CMS confirmed that the agency plans to cut overall physician payment rates by 26.5% due to the requirements of the SGR formula, absent congressional action. Congress has overridden this required reduction every year since 2003, CMS said. If Congress springs into action and the 26.5% cut is avoided, the 2013 rule will increase payments to primary care specialties, while payments to select other specialties -- including radiology -- will decrease.
"Payments to primary care specialties ... will increase due to redistributions from changes in payments for services furnished by other specialties," CMS said in the final rule. "Because of the budget-neutral nature of this system, decreases in payments for one service result in increases in payments in others."
Primary care payments will also increase due to new physician expense relative value units (RVUs) that CMS has developed using the new Physician Practice Information Survey (PPIS) data adopted in the 2010 Medicare Physician Fee Schedule (MPFS) final rule.
Some providers will see decreases in payments as a result of the codes initiative, which some opponents believe incorrectly calculates the value of physician work. Radiation therapy centers will see an overall decrease of 9% due to the PPIS transition and a change in the interest rate assumption used to calculate physician expenses. Radiation oncology providers will see a 7% decrease for the same reasons -- although this is a smaller cut than the 15% CMS proposed in July.
MPPR policy continues
CMS is also reinstating its 2012 MPFS policy to apply the multiple procedure payment reduction (MPPR) of 25% to the professional component (PC) for CT, MR, and ultrasound services provided by one or more physicians in the same group practice who are furnishing services to the same patient, in the same session, on the same day.

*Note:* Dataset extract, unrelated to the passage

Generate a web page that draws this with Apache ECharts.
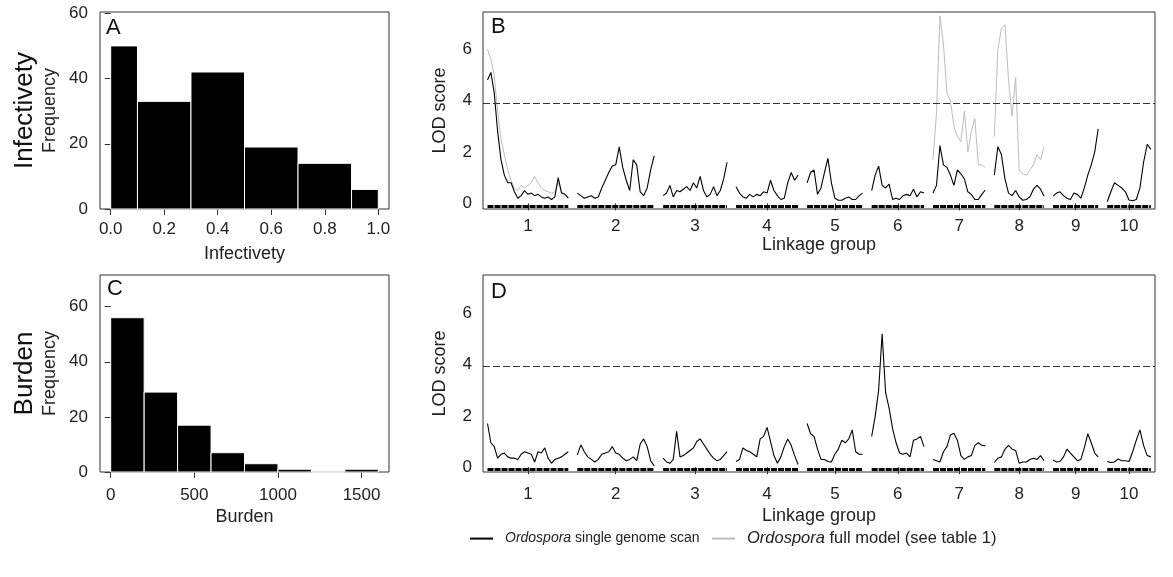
<!DOCTYPE html>
<html><head><meta charset="utf-8">
<script src="https://cdn.jsdelivr.net/npm/echarts@6/dist/echarts.min.js"></script>
<style>html,body{margin:0;padding:0;background:#fff}#c{width:1173px;height:577px}</style>
</head><body><div id="c"></div>
<script>
const FONT = "'Liberation Sans', Arial, sans-serif";

// Panel A histogram
const infectEdges = [0, 0.1, 0.3, 0.5, 0.7, 0.9, 1.0];
const infectCounts = [50, 33, 42, 19, 14, 6];
const infectTicks = [0, 0.2, 0.4, 0.6, 0.8, 1.0];
// Panel C histogram
const burdenEdges = [0, 200, 400, 600, 800, 1000, 1200, 1400, 1600];
const burdenCounts = [56, 29, 17, 7, 3, 1, 0, 1];
const burdenTicks = [0, 500, 1000, 1500];
const freqTicks = [0, 20, 40, 60];
const lodTicks = [0, 2, 4, 6];

// Linkage groups (cM) and gap
const chrNames = ['1','2','3','4','5','6','7','8','9','10'];
const chrLengths = [224, 213, 177, 172, 154, 145, 145, 138, 125, 121];
const chrGap = 25;
const thresholdB = 3.9;
const thresholdD = 3.95;

// Panel B: single genome scan (infectivety), LOD along each linkage group
const lodB1 = [4.8,5.1,4.3,2.8,1.7,1.1,0.8,0.8,0.45,0.2,0.3,0.5,0.35,0.4,0.3,0.35,0.25,0.2,0.25,0.15,0.25,1.0,0.4,0.35,0.2];
const lodB2 = [0.4,0.3,0.2,0.25,0.3,0.2,0.25,0.6,0.9,1.2,1.45,1.5,2.2,1.4,0.9,0.5,1.7,1.5,0.45,0.3,0.6,1.3,1.85];
const lodB3 = [0.3,0.4,0.7,0.25,0.5,0.45,0.55,0.65,0.5,0.8,0.6,1.05,0.5,0.25,0.35,0.65,0.3,0.5,0.95,1.6];
const lodB4 = [0.65,0.4,0.25,0.2,0.35,0.25,0.35,0.3,0.45,0.4,0.9,0.5,0.3,0.15,0.2,0.8,1.2,0.9,1.1];
const lodB5 = [0.8,1.2,1.3,0.35,0.6,1.2,1.75,0.8,0.2,0.12,0.12,0.2,0.25,0.15,0.15,0.3,0.4];
const lodB6 = [0.5,1.1,1.45,0.7,0.6,0.75,0.15,0.2,0.15,0.3,0.35,0.3,0.55,0.25,0.45,0.4];
const lodB7 = [0.4,0.7,2.25,1.5,1.4,1.1,0.7,1.3,1.15,0.95,0.45,0.35,0.15,0.15,0.35,0.52];
const lodB8 = [1.1,2.2,1.9,0.95,0.4,0.3,0.5,0.25,0.12,0.15,0.25,0.55,0.7,0.55,0.28];
const lodB9 = [0.28,0.4,0.45,0.3,0.2,0.15,0.4,0.35,0.2,0.6,1.1,1.5,2.0,2.9];
const lodB10 = [0.06,0.45,0.8,0.7,0.6,0.45,0.13,0.1,0.15,0.6,1.6,2.3,2.1];
// Panel B: full model (grey), only groups 1, 7, 8
const fullB1 = [6.0,5.6,5.0,3.6,2.5,1.9,1.3,0.9,0.6,0.5,0.7,0.6,0.7,0.8,1.05,0.8,0.6,0.5,0.45,0.4,0.45,0.8,0.45,0.35,0.25];
const fullB7 = [1.7,3.5,7.3,6.2,4.3,4.0,3.0,2.6,2.4,3.6,2.0,2.8,3.3,1.5,1.5,1.4];
const fullB8 = [2.6,6.0,6.8,6.95,4.8,3.4,4.9,1.3,1.15,1.1,1.3,1.5,1.9,1.7,2.2];
// Panel D: single genome scan (burden)
const lodD1 = [1.7,0.95,0.8,0.35,0.5,0.55,0.4,0.35,0.35,0.3,0.5,0.6,0.55,0.5,0.2,0.6,0.55,0.75,0.35,0.15,0.3,0.35,0.4,0.5,0.6];
const lodD2 = [0.48,0.87,0.6,0.4,0.3,0.2,0.3,0.5,0.55,0.6,0.8,0.55,0.5,0.35,0.25,0.3,0.4,0.25,0.9,1.1,0.8,0.25,0.05];
const lodD3 = [0.35,0.2,0.15,0.3,1.4,0.4,0.45,0.55,0.65,0.75,1.0,1.1,0.9,0.7,0.5,0.35,0.25,0.3,0.45,0.6];
const lodD4 = [0.22,0.3,0.75,0.65,0.6,0.5,0.4,1.1,1.2,1.55,1.0,0.45,0.15,0.4,0.8,1.1,0.85,0.45,0.1];
const lodD5 = [1.7,1.3,1.2,0.7,0.3,0.3,0.22,0.2,0.5,0.7,1.05,0.95,1.1,1.45,0.6,0.5,0.5];
const lodD6 = [1.2,1.97,3.0,5.2,2.9,2.3,1.5,0.95,0.55,0.5,0.55,0.4,1.05,1.1,1.2,0.8];
const lodD7 = [0.3,0.25,0.2,0.6,0.8,1.25,1.32,1.05,0.45,0.3,0.4,0.45,0.85,0.95,0.85,0.83];
const lodD8 = [0.18,0.35,0.4,0.7,0.85,0.7,0.65,0.15,0.2,0.2,0.3,0.35,0.3,0.45,0.25];
const lodD9 = [0.28,0.2,0.22,0.4,0.7,0.55,0.4,0.25,0.3,0.75,1.3,0.95,0.55,0.4];
const lodD10 = [0.22,0.18,0.2,0.32,0.25,0.25,0.22,0.6,1.05,1.45,0.85,0.45,0.4];

const NAME_SINGLE = 'Ordospora single genome scan';
const NAME_FULL = 'Ordospora full model (see table 1)';

// derived layout of linkage groups
const chrStart = [];
{ let acc = 0; chrLengths.forEach((L) => { chrStart.push(acc); acc += L + chrGap; }); }
const chrMid = chrStart.map((s, i) => s + chrLengths[i] / 2);

function lodSeriesData(perChr) {
  const out = [];
  perChr.forEach((vals, c) => {
    if (!vals) return;
    const n = vals.length;
    vals.forEach((v, i) => out.push([chrStart[c] + chrLengths[c] * i / (n - 1), v]));
    out.push([chrStart[c] + chrLengths[c] + chrGap / 2, '-']);
  });
  return out;
}

function histSeries(edges, counts, idx) {
  return {
    type: 'custom', xAxisIndex: idx, yAxisIndex: idx, silent: true,
    data: counts.map((c, i) => [edges[i], edges[i + 1], c]),
    encode: { x: [0, 1], y: 2 },
    renderItem: (params, api) => {
      const p0 = api.coord([api.value(0), 0]);
      const p1 = api.coord([api.value(1), api.value(2)]);
      return { type: 'rect', shape: { x: p0[0], y: p1[1], width: p1[0] - p0[0], height: p0[1] - p1[1] },
        style: { fill: '#000', stroke: '#fff', lineWidth: 1 } };
    }
  };
}

function rugSeries(idx) {
  return {
    type: 'custom', xAxisIndex: idx, yAxisIndex: idx, silent: true,
    data: chrStart.map((s, i) => [s, s + chrLengths[i]]),
    encode: { x: [0, 1] },
    renderItem: (params, api) => {
      const a = api.coord([api.value(0), 0]);
      const b = api.coord([api.value(1), 0]);
      const bottom = params.coordSys.y + params.coordSys.height;
      return { type: 'line', shape: { x1: a[0], y1: bottom - 2.5, x2: b[0], y2: bottom - 2.5 },
        style: { stroke: '#000', lineWidth: 3, lineDash: [6, 1] } };
    }
  };
}

const lblStyle = { fontSize: 17, color: '#222', fontFamily: FONT };
const nameStyle = { fontSize: 18, color: '#222', fontFamily: FONT };

function histX(idx, min, max, ticks, fmt, name, margin) {
  return { gridIndex: idx, type: 'value', min, max,
    axisLine: { show: false },
    axisTick: { show: true, length: 6, customValues: ticks, lineStyle: { color: '#333' } },
    axisLabel: Object.assign({ customValues: ticks, formatter: fmt, margin }, lblStyle),
    splitLine: { show: false },
    name, nameLocation: 'middle', nameGap: 36, nameTextStyle: nameStyle };
}
function histY(idx, max) {
  return { gridIndex: idx, type: 'value', min: 0, max,
    axisLine: { show: false },
    axisTick: { show: true, length: 6, customValues: freqTicks, lineStyle: { color: '#333' } },
    axisLabel: Object.assign({ customValues: freqTicks, margin: 12 }, lblStyle),
    splitLine: { show: false },
    name: 'Frequency', nameLocation: 'middle', nameGap: 41, nameTextStyle: nameStyle };
}
function lodX(idx, margin, nameGap) {
  return { gridIndex: idx, type: 'value', min: -12.5, max: 1850.5,
    axisLine: { show: false },
    axisTick: { show: true, length: 7, customValues: chrMid, lineStyle: { color: '#333' } },
    axisLabel: Object.assign({ customValues: chrMid, margin,
      formatter: (v) => { const i = chrMid.findIndex((m) => Math.abs(m - v) < 1e-6); return i >= 0 ? chrNames[i] : ''; } }, lblStyle),
    splitLine: { show: false },
    name: 'Linkage group', nameLocation: 'middle', nameGap, nameTextStyle: nameStyle };
}
function lodY(idx, min, max) {
  return { gridIndex: idx, type: 'value', min, max,
    axisLine: { show: false }, axisTick: { show: false },
    axisLabel: Object.assign({ customValues: lodTicks, margin: 11 }, lblStyle),
    splitLine: { show: false },
    name: 'LOD score', nameLocation: 'middle', nameGap: 34, nameTextStyle: nameStyle };
}

function threshold(v) {
  return { silent: true, symbol: 'none', label: { show: false }, data: [{ yAxis: v }],
    lineStyle: { type: [7, 3], color: '#333', width: 1 } };
}

function legendFor(name, left, size) {
  return {
    left, top: 535 - size * 0.6, itemWidth: 23, itemHeight: 2, icon: 'rect',
    data: [name],
    formatter: (n) => '{i|Ordospora}' + n.slice(9),
    textStyle: { fontSize: size, fontFamily: FONT, color: '#222', padding: [0, 0, 0, 7],
      rich: { i: { fontStyle: 'italic', fontSize: size, fontFamily: FONT, color: '#222' } } }
  };
}

const gridBase = { show: true, borderColor: '#333', borderWidth: 1, backgroundColor: 'transparent', containLabel: false };

const option = {
  animation: false,
  backgroundColor: '#fff',
  grid: [
    Object.assign({ left: 100, top: 12, width: 289, height: 197 }, gridBase),
    Object.assign({ left: 483, top: 12, width: 672, height: 197 }, gridBase),
    Object.assign({ left: 100, top: 275, width: 289, height: 197 }, gridBase),
    Object.assign({ left: 483, top: 275, width: 672, height: 197 }, gridBase)
  ],
  xAxis: [
    histX(0, -0.04, 1.04, infectTicks, (v) => v.toFixed(1), 'Infectivety', 12),
    lodX(1, 9, 24),
    histX(2, -64, 1664, burdenTicks, (v) => String(v), 'Burden', 15),
    lodX(3, 14, 35)
  ],
  yAxis: [
    histY(0, 60.4),
    lodY(1, -0.22, 7.45),
    histY(2, 71.5),
    lodY(3, -0.19, 7.49)
  ],
  legend: [
    legendFor(NAME_SINGLE, 465, 14),
    legendFor(NAME_FULL, 707, 16.5)
  ],
  graphic: [
    { type: 'text', x: 25, y: 110.5, rotation: Math.PI / 2, style: { text: 'Infectivety', fontSize: 26, fontFamily: FONT, fill: '#111', align: 'center', verticalAlign: 'middle' } },
    { type: 'text', x: 25, y: 373.5, rotation: Math.PI / 2, style: { text: 'Burden', fontSize: 26, fontFamily: FONT, fill: '#111', align: 'center', verticalAlign: 'middle' } },
    { type: 'text', x: 106, y: 28, style: { text: 'A', fontSize: 22, fontFamily: FONT, fill: '#111', verticalAlign: 'middle' } },
    { type: 'text', x: 491, y: 27, style: { text: 'B', fontSize: 22, fontFamily: FONT, fill: '#111', verticalAlign: 'middle' } },
    { type: 'text', x: 107, y: 289, style: { text: 'C', fontSize: 22, fontFamily: FONT, fill: '#111', verticalAlign: 'middle' } },
    { type: 'text', x: 491, y: 292, style: { text: 'D', fontSize: 22, fontFamily: FONT, fill: '#111', verticalAlign: 'middle' } }
  ],
  series: [
    histSeries(infectEdges, infectCounts, 0),
    histSeries(burdenEdges, burdenCounts, 2),
    rugSeries(1),
    rugSeries(3),
    { name: NAME_FULL, type: 'line', xAxisIndex: 1, yAxisIndex: 1, symbol: 'none', connectNulls: false,
      itemStyle: { color: '#bdbdbd' }, lineStyle: { color: '#bdbdbd', width: 1 },
      data: lodSeriesData([fullB1, null, null, null, null, null, fullB7, fullB8, null, null]) },
    { name: NAME_SINGLE, type: 'line', xAxisIndex: 1, yAxisIndex: 1, symbol: 'none', connectNulls: false,
      itemStyle: { color: '#000' }, lineStyle: { color: '#000', width: 1.1 },
      data: lodSeriesData([lodB1, lodB2, lodB3, lodB4, lodB5, lodB6, lodB7, lodB8, lodB9, lodB10]),
      markLine: threshold(thresholdB) },
    { name: NAME_SINGLE, type: 'line', xAxisIndex: 3, yAxisIndex: 3, symbol: 'none', connectNulls: false,
      itemStyle: { color: '#000' }, lineStyle: { color: '#000', width: 1.1 },
      data: lodSeriesData([lodD1, lodD2, lodD3, lodD4, lodD5, lodD6, lodD7, lodD8, lodD9, lodD10]),
      markLine: threshold(thresholdD) }
  ]
};

const chart = echarts.init(document.getElementById('c'), null, { renderer: 'canvas' });
chart.setOption(option);
</script></body></html>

For 2013, the MPPR will be applied if other physicians step in and perform subsequent procedures on the same patient in the same session, and CMS is taking the MPPR model to other specialties, such as cardiology and ophthalmology.
"While we agree with commenters that most physicians would not change the way they practice in order to avoid application of the MPPR, we believe application of the imaging MPPR to physicians in the same group practice will ensure that there is no financial incentive for physicians in a group practice to change their behavior to split imaging interpretation services for a beneficiary among different physicians in the group," CMS said.

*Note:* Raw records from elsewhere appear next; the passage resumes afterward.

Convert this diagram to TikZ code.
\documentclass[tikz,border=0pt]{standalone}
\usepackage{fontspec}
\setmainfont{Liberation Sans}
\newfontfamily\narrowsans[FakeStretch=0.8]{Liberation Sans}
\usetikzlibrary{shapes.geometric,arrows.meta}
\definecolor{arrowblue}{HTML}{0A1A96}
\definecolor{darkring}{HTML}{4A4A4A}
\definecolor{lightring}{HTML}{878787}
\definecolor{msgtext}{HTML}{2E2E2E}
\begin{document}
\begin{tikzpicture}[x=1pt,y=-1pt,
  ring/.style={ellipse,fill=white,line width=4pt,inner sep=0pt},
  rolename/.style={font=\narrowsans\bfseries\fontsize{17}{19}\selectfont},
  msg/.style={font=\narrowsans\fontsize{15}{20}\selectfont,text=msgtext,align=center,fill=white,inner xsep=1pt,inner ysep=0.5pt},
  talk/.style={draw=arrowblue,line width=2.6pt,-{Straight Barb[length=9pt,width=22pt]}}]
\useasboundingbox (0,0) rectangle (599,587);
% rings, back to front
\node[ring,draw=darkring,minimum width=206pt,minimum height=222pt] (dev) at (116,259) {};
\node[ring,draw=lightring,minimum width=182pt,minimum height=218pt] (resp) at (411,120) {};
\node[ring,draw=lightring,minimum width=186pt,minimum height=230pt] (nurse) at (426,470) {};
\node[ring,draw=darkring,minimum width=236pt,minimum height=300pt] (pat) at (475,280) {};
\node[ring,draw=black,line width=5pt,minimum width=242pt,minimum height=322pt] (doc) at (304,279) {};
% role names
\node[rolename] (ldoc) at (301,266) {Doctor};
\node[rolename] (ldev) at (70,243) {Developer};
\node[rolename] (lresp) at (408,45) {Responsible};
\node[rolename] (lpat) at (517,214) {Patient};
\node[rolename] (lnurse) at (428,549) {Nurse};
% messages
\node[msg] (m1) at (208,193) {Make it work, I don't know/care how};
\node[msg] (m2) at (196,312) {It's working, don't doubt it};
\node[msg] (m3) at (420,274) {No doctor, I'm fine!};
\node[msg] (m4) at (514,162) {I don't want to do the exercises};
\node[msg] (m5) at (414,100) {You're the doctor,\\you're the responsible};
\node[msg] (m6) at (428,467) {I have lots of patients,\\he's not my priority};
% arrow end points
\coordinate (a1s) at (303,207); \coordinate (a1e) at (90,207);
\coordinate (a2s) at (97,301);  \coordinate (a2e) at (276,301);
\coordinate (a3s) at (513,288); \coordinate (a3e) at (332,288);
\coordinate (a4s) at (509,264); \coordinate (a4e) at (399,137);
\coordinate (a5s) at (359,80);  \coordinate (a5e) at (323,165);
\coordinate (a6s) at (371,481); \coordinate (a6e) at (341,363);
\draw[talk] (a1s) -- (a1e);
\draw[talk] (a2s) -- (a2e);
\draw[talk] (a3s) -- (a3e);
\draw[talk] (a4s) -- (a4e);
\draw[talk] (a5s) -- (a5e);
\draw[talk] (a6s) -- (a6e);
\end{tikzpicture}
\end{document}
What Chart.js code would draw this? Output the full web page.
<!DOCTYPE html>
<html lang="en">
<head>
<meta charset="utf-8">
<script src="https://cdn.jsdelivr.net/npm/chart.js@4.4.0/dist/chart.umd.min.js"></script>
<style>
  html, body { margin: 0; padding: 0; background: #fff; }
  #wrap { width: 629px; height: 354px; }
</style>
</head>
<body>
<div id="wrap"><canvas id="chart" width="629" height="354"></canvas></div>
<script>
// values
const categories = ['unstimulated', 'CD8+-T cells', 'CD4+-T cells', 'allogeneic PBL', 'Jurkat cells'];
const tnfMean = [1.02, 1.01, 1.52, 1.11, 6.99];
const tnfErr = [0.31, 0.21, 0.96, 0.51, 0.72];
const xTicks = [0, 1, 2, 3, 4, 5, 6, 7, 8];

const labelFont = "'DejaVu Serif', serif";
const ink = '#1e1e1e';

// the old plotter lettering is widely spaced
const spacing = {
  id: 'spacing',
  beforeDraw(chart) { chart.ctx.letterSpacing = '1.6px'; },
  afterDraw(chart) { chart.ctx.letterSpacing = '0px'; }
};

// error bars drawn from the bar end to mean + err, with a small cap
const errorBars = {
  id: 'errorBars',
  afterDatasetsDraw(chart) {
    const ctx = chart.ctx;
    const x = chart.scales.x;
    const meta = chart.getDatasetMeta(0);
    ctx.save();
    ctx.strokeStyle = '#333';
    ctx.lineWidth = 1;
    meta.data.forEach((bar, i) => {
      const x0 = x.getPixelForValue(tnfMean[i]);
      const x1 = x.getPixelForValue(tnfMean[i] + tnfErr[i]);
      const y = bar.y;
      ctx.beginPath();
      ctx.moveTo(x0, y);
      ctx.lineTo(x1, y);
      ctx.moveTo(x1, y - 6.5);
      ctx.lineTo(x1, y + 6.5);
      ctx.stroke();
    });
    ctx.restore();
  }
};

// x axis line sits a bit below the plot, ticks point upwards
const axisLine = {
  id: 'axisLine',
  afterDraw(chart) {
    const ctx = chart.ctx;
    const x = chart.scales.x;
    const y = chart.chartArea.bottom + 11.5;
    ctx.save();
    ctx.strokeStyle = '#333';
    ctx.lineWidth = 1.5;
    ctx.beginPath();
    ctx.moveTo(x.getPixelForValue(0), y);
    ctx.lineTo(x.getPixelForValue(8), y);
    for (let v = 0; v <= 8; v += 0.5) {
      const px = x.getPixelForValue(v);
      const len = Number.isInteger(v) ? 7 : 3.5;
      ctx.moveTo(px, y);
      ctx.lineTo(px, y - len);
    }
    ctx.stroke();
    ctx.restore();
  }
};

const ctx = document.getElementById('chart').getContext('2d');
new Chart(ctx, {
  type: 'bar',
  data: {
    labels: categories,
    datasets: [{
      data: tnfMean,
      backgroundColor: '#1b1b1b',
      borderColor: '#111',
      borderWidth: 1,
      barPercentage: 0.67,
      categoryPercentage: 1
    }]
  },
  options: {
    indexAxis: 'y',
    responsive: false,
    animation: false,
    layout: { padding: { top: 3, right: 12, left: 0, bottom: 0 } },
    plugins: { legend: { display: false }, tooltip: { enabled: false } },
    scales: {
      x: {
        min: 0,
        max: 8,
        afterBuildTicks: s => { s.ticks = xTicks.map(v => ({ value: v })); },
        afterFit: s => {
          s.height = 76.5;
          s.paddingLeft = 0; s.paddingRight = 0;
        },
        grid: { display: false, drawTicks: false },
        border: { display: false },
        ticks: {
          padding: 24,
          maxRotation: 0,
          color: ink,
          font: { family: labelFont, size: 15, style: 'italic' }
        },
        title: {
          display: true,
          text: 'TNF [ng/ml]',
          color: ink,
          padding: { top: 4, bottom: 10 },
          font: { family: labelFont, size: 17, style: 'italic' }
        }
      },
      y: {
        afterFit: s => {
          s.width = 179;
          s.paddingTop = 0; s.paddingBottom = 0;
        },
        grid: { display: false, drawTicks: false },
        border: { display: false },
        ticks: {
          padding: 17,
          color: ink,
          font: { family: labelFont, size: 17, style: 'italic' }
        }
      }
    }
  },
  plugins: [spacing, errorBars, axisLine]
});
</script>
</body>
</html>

The imaging cuts proposed in the new rule are potentially dangerous, unfounded, and unnecessary, the American College of Radiology (ACR) said in a statement -- particularly the expansion of the MPPR.
"These cuts primarily affect care for people with immediately life-threatening illnesses or injuries -- those suffering from multiple trauma or heart attacks, stroke patients, and people fighting cancer -- all of whom often need multiple imaging exams to survive," said Dr. Paul Ellenbogen, chair of the ACR's Board of Chancellors, in the statement. "These cuts discourage doctors from working as a team, which is the direction that healthcare is supposed to be going, and pull the rug out from under physicians working to save these people's lives."
It's the arbitrariness of CMS' decisions that's disheartening, according to Cynthia Moran, ACR assistant executive director.
"These final cuts underscore how arbitrary the agency's decisions are," Moran told AuntMinnie.com. "There are no more data to substantiate a 50% [MPPR] cut than there are to support a 25% cut. Where's the consistency? Where's the transparency?"
The rule will be published in the Federal Register on November 16; the final comment period will close on December 31, and the rule will take effect on January 1, 2013.